Aim:
Print the listing that follows, character for character.

Source excerpt:
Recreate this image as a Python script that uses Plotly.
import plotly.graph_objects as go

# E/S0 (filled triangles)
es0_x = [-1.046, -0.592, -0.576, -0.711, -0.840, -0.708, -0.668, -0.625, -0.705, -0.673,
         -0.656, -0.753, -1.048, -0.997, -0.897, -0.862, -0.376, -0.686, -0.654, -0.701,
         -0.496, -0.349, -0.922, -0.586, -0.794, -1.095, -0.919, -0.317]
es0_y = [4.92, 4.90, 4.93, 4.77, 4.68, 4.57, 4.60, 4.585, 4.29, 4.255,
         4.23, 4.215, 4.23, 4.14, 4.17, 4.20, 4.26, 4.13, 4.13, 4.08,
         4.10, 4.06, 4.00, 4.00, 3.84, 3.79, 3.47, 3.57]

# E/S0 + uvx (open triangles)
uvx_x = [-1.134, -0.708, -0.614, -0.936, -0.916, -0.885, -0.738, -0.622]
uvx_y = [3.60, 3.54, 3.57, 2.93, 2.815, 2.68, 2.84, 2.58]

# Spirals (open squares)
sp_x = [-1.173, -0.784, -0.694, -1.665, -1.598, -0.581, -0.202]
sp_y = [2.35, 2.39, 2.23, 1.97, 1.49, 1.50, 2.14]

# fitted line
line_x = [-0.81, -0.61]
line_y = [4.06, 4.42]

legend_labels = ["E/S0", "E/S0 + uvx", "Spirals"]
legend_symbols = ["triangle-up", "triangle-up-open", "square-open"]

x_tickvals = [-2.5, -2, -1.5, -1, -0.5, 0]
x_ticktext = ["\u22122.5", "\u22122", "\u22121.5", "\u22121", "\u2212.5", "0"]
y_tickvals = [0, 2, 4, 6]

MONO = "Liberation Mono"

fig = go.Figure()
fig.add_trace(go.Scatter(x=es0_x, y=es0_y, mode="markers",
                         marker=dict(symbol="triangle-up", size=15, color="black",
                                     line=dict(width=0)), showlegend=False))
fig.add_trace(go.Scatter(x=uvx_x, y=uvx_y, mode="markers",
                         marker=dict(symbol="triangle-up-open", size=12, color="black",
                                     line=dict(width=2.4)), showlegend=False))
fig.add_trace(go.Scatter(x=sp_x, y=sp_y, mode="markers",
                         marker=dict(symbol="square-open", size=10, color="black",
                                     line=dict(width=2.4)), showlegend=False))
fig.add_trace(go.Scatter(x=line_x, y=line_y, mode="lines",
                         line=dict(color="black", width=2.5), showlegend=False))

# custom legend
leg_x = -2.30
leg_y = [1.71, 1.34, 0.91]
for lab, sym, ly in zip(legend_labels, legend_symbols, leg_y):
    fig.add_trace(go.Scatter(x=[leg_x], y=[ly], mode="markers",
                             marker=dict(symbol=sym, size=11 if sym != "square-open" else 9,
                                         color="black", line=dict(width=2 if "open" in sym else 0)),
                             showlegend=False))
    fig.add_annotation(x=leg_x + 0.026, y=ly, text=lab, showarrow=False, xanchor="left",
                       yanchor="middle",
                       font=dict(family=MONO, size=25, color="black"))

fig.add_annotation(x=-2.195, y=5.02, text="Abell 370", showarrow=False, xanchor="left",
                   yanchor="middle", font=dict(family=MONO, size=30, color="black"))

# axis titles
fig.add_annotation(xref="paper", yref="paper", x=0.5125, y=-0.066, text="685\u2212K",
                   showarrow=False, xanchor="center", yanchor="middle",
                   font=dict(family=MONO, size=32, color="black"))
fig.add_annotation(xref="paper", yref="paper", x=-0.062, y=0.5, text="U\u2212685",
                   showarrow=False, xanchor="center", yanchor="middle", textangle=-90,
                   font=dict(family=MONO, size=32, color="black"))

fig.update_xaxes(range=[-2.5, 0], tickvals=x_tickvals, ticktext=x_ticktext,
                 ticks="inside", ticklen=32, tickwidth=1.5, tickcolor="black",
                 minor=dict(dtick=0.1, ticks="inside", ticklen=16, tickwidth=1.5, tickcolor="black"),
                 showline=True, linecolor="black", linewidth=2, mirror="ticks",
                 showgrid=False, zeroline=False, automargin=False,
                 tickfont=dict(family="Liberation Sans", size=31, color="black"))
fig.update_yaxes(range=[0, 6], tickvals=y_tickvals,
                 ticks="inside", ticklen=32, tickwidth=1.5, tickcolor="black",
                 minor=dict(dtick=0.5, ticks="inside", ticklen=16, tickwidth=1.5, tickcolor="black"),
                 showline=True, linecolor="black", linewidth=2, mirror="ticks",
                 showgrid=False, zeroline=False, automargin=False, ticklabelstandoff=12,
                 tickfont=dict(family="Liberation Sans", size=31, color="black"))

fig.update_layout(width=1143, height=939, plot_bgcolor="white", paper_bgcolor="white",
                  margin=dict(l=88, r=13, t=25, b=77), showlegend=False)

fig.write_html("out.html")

Solution to this task:
Recreate this image as a Python script that uses Plotly.
import plotly.graph_objects as go

# E/S0 (filled triangles)
es0_x = [-1.046, -0.592, -0.576, -0.711, -0.840, -0.708, -0.668, -0.625, -0.705, -0.673,
         -0.656, -0.753, -1.048, -0.997, -0.897, -0.862, -0.376, -0.686, -0.654, -0.701,
         -0.496, -0.349, -0.922, -0.586, -0.794, -1.095, -0.919, -0.317]
es0_y = [4.92, 4.90, 4.93, 4.77, 4.68, 4.57, 4.60, 4.585, 4.29, 4.255,
         4.23, 4.215, 4.23, 4.14, 4.17, 4.20, 4.26, 4.13, 4.13, 4.08,
         4.10, 4.06, 4.00, 4.00, 3.84, 3.79, 3.47, 3.57]

# E/S0 + uvx (open triangles)
uvx_x = [-1.134, -0.708, -0.614, -0.936, -0.916, -0.885, -0.738, -0.622]
uvx_y = [3.60, 3.54, 3.57, 2.93, 2.815, 2.68, 2.84, 2.58]

# Spirals (open squares)
sp_x = [-1.173, -0.784, -0.694, -1.665, -1.598, -0.581, -0.202]
sp_y = [2.35, 2.39, 2.23, 1.97, 1.49, 1.50, 2.14]

# fitted line
line_x = [-0.81, -0.61]
line_y = [4.06, 4.42]

legend_labels = ["E/S0", "E/S0 + uvx", "Spirals"]
legend_symbols = ["triangle-up", "triangle-up-open", "square-open"]

x_tickvals = [-2.5, -2, -1.5, -1, -0.5, 0]
x_ticktext = ["\u22122.5", "\u22122", "\u22121.5", "\u22121", "\u2212.5", "0"]
y_tickvals = [0, 2, 4, 6]

MONO = "Liberation Mono"

fig = go.Figure()
fig.add_trace(go.Scatter(x=es0_x, y=es0_y, mode="markers",
                         marker=dict(symbol="triangle-up", size=15, color="black",
                                     line=dict(width=0)), showlegend=False))
fig.add_trace(go.Scatter(x=uvx_x, y=uvx_y, mode="markers",
                         marker=dict(symbol="triangle-up-open", size=12, color="black",
                                     line=dict(width=2.4)), showlegend=False))
fig.add_trace(go.Scatter(x=sp_x, y=sp_y, mode="markers",
                         marker=dict(symbol="square-open", size=10, color="black",
                                     line=dict(width=2.4)), showlegend=False))
fig.add_trace(go.Scatter(x=line_x, y=line_y, mode="lines",
                         line=dict(color="black", width=2.5), showlegend=False))

# custom legend
leg_x = -2.30
leg_y = [1.71, 1.34, 0.91]
for lab, sym, ly in zip(legend_labels, legend_symbols, leg_y):
    fig.add_trace(go.Scatter(x=[leg_x], y=[ly], mode="markers",
                             marker=dict(symbol=sym, size=11 if sym != "square-open" else 9,
                                         color="black", line=dict(width=2 if "open" in sym else 0)),
                             showlegend=False))
    fig.add_annotation(x=leg_x + 0.026, y=ly, text=lab, showarrow=False, xanchor="left",
                       yanchor="middle",
                       font=dict(family=MONO, size=25, color="black"))

fig.add_annotation(x=-2.195, y=5.02, text="Abell 370", showarrow=False, xanchor="left",
                   yanchor="middle", font=dict(family=MONO, size=30, color="black"))

# axis titles
fig.add_annotation(xref="paper", yref="paper", x=0.5125, y=-0.066, text="685\u2212K",
                   showarrow=False, xanchor="center", yanchor="middle",
                   font=dict(family=MONO, size=32, color="black"))
fig.add_annotation(xref="paper", yref="paper", x=-0.062, y=0.5, text="U\u2212685",
                   showarrow=False, xanchor="center", yanchor="middle", textangle=-90,
                   font=dict(family=MONO, size=32, color="black"))

fig.update_xaxes(range=[-2.5, 0], tickvals=x_tickvals, ticktext=x_ticktext,
                 ticks="inside", ticklen=32, tickwidth=1.5, tickcolor="black",
                 minor=dict(dtick=0.1, ticks="inside", ticklen=16, tickwidth=1.5, tickcolor="black"),
                 showline=True, linecolor="black", linewidth=2, mirror="ticks",
                 showgrid=False, zeroline=False, automargin=False,
                 tickfont=dict(family="Liberation Sans", size=31, color="black"))
fig.update_yaxes(range=[0, 6], tickvals=y_tickvals,
                 ticks="inside", ticklen=32, tickwidth=1.5, tickcolor="black",
                 minor=dict(dtick=0.5, ticks="inside", ticklen=16, tickwidth=1.5, tickcolor="black"),
                 showline=True, linecolor="black", linewidth=2, mirror="ticks",
                 showgrid=False, zeroline=False, automargin=False, ticklabelstandoff=12,
                 tickfont=dict(family="Liberation Sans", size=31, color="black"))

fig.update_layout(width=1143, height=939, plot_bgcolor="white", paper_bgcolor="white",
                  margin=dict(l=88, r=13, t=25, b=77), showlegend=False)

fig.write_html("out.html")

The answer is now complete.